[BEGIN Collected material]

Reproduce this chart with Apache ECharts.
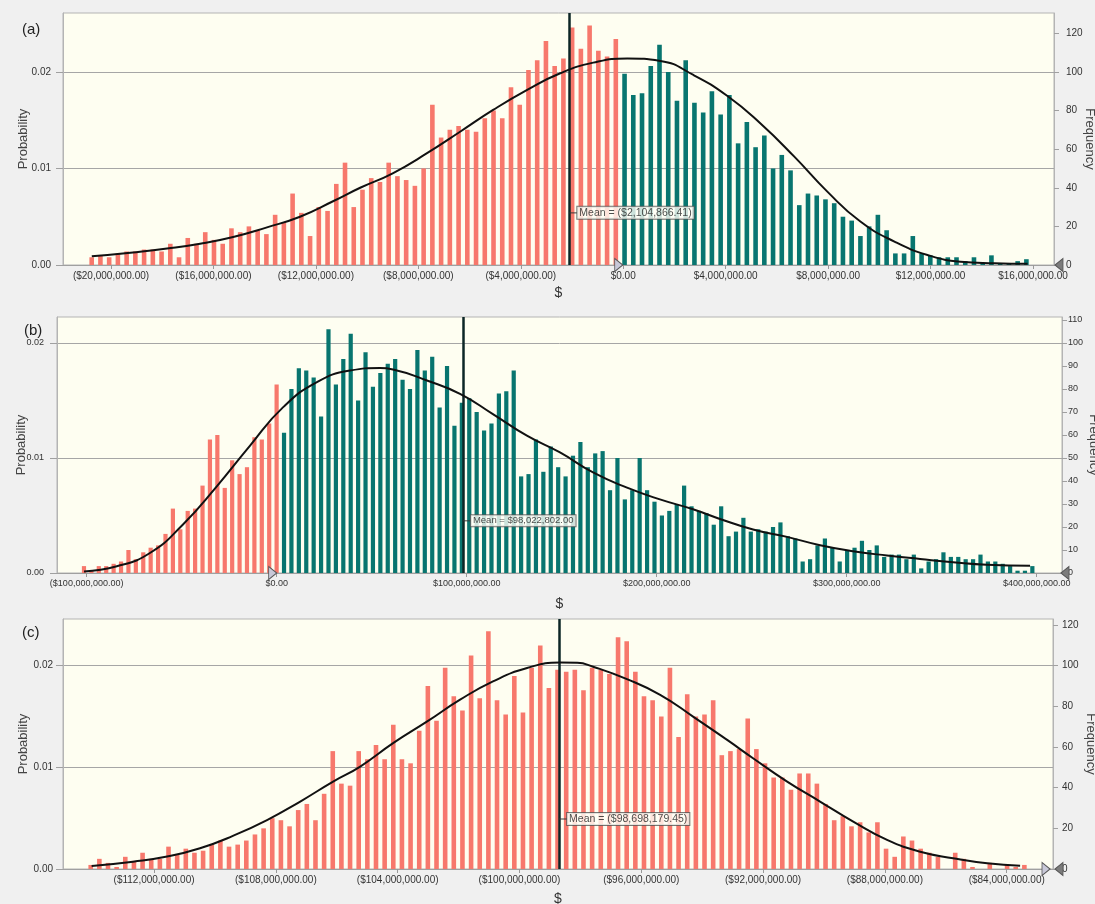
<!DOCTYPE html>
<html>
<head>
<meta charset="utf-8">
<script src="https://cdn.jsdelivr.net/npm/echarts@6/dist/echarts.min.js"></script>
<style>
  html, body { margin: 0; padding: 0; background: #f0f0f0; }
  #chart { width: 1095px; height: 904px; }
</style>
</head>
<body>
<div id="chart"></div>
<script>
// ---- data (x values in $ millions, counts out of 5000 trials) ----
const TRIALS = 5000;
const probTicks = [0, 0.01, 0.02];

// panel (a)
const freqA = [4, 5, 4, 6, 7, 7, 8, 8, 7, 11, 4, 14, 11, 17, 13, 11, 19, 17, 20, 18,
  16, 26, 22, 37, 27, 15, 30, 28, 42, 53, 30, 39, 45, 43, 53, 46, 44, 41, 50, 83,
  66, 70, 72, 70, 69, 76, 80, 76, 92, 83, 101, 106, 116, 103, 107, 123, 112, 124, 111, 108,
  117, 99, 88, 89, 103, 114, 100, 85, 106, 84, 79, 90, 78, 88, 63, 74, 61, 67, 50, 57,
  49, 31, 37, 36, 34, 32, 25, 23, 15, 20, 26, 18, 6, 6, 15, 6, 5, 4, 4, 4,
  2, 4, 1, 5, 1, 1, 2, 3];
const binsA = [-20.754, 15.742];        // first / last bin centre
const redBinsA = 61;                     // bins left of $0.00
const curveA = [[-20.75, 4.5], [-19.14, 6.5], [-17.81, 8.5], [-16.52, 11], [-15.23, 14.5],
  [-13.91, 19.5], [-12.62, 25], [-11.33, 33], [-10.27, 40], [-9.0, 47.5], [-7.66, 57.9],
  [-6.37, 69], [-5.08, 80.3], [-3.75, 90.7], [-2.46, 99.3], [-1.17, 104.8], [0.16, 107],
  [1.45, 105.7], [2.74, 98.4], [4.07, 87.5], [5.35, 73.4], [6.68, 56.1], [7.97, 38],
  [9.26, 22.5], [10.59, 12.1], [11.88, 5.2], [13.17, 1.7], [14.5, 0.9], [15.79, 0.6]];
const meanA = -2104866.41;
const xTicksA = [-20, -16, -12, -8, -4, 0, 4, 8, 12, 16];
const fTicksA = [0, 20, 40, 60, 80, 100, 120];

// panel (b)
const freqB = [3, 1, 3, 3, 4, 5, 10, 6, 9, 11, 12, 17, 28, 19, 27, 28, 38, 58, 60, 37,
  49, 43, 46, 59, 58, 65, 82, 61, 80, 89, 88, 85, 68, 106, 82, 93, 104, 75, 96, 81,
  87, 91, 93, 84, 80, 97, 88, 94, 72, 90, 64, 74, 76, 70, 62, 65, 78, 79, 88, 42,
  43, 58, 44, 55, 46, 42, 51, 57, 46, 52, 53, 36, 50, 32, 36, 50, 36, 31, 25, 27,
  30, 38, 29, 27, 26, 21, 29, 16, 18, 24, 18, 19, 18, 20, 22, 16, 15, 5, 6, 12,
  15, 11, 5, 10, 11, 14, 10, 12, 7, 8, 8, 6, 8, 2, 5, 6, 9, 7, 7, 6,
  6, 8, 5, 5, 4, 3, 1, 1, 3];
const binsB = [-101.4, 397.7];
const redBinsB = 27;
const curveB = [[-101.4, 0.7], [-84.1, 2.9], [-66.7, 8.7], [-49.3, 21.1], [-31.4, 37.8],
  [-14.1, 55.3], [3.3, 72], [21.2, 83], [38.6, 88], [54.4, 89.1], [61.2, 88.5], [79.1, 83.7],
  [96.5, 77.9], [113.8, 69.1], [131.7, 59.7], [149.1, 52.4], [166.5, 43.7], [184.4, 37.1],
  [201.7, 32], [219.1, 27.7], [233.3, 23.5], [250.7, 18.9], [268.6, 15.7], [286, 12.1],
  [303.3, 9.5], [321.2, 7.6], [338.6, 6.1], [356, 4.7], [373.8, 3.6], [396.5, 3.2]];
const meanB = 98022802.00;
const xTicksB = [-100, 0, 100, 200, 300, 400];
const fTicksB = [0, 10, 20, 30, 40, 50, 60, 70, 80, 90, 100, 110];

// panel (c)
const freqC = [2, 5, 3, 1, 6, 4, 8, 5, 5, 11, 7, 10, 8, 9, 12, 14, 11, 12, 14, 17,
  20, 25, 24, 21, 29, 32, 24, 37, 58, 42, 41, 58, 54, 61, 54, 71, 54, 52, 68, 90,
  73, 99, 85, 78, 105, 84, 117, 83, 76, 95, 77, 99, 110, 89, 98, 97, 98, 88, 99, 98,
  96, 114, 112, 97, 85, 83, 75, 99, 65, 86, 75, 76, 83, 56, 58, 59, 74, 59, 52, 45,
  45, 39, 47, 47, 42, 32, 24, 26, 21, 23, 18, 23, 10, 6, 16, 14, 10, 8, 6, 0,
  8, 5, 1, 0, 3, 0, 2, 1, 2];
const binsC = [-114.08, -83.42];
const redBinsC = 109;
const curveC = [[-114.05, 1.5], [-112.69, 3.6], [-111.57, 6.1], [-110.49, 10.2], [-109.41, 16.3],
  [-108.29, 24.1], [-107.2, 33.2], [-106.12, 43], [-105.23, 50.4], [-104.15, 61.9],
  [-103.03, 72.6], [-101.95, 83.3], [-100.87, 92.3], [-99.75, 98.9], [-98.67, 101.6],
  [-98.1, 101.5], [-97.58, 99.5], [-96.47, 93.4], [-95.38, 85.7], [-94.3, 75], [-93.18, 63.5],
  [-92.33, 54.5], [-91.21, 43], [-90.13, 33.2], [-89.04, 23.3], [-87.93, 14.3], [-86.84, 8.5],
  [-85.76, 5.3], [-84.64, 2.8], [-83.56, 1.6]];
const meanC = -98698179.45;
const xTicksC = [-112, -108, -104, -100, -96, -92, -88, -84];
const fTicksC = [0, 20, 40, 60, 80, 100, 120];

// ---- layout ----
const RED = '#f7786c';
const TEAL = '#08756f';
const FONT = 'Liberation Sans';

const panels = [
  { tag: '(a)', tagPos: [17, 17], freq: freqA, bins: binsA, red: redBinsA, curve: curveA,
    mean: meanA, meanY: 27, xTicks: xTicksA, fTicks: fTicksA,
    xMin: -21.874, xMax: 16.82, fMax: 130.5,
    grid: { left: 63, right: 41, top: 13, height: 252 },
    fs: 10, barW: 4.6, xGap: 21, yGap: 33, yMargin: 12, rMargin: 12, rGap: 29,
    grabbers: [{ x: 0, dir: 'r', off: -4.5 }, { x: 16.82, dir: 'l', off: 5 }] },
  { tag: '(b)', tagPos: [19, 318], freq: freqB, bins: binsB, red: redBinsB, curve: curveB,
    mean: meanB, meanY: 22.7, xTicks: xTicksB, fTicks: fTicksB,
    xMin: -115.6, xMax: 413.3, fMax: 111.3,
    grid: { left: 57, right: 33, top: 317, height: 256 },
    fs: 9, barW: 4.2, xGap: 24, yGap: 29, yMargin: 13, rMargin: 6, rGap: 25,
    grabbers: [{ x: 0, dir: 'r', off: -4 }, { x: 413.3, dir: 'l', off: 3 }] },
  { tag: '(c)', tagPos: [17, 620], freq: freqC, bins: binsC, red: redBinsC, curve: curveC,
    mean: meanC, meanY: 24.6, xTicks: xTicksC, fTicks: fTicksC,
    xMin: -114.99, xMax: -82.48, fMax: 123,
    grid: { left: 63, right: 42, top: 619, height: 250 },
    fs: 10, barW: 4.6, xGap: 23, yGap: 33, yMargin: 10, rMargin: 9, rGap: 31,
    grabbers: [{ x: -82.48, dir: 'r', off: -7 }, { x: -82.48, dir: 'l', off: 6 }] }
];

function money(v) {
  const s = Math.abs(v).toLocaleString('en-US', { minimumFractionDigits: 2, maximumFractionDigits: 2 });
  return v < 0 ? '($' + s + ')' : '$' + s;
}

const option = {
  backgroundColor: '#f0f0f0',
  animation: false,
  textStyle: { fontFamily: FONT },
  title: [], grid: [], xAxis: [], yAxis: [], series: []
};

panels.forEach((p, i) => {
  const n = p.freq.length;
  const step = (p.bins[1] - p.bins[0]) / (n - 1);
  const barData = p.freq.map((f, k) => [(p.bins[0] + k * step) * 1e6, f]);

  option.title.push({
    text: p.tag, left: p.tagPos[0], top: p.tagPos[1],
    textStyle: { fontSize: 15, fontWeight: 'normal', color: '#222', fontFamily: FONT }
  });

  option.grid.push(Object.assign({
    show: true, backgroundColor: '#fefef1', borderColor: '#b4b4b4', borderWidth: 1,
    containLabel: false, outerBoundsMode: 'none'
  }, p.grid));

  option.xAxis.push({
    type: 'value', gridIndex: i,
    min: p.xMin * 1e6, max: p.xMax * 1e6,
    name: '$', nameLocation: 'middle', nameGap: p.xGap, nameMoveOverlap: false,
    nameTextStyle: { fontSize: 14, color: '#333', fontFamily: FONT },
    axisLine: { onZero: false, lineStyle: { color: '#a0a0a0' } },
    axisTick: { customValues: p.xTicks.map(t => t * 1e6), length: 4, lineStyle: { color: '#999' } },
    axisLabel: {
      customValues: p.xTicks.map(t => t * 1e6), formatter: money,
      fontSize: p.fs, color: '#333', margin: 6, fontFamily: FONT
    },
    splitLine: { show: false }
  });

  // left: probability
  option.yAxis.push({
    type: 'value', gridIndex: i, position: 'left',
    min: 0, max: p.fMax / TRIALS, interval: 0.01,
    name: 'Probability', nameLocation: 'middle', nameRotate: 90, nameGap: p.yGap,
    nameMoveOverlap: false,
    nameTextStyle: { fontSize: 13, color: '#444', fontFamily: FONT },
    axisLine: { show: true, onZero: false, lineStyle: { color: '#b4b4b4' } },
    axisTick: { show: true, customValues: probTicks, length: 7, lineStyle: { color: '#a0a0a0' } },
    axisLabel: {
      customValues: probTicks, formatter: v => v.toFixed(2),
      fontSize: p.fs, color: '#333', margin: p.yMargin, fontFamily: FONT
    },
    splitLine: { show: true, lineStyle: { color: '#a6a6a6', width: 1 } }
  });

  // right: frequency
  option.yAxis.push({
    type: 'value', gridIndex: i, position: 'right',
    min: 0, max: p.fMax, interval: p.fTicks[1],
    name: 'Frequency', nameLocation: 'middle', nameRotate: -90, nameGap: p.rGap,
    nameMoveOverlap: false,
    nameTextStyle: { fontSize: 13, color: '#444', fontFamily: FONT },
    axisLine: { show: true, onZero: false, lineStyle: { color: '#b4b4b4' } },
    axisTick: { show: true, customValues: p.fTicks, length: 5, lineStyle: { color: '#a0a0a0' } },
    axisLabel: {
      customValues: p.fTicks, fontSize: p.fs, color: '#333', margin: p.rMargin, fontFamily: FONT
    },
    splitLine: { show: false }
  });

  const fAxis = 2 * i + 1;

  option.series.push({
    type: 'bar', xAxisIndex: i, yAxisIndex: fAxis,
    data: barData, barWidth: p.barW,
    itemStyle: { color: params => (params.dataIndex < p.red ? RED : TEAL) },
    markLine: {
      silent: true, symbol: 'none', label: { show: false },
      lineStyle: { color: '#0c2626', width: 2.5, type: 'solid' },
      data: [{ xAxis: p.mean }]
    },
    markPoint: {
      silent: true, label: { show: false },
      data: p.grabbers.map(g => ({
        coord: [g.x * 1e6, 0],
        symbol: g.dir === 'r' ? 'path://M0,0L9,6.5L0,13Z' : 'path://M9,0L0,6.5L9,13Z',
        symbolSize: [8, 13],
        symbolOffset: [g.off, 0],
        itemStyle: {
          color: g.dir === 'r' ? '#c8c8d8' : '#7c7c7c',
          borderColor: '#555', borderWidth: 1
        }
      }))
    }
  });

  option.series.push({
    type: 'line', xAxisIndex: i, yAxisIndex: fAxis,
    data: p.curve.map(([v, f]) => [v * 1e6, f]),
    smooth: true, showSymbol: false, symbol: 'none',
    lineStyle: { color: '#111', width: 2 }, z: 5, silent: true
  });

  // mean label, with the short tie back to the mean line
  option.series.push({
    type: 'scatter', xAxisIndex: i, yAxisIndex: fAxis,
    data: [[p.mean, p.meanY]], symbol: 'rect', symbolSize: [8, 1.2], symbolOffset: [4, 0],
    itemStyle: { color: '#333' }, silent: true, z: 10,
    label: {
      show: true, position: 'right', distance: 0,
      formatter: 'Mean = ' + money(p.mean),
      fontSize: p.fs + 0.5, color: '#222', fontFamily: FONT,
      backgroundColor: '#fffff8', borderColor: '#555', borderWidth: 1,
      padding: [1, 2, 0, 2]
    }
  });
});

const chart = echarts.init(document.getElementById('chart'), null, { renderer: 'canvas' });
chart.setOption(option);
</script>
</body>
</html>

[END Collected material]

Set exercise: Reproduce only the lines from the beginning of the data through the line that contains "const probTicks = [0, 0.01, 0.02];", both included, and please drop the pictures.

Result of the exercise:
Reproduce this chart with Apache ECharts.
<!DOCTYPE html>
<html>
<head>
<meta charset="utf-8">
<script src="https://cdn.jsdelivr.net/npm/echarts@6/dist/echarts.min.js"></script>
<style>
  html, body { margin: 0; padding: 0; background: #f0f0f0; }
  #chart { width: 1095px; height: 904px; }
</style>
</head>
<body>
<div id="chart"></div>
<script>
// ---- data (x values in $ millions, counts out of 5000 trials) ----
const TRIALS = 5000;
const probTicks = [0, 0.01, 0.02];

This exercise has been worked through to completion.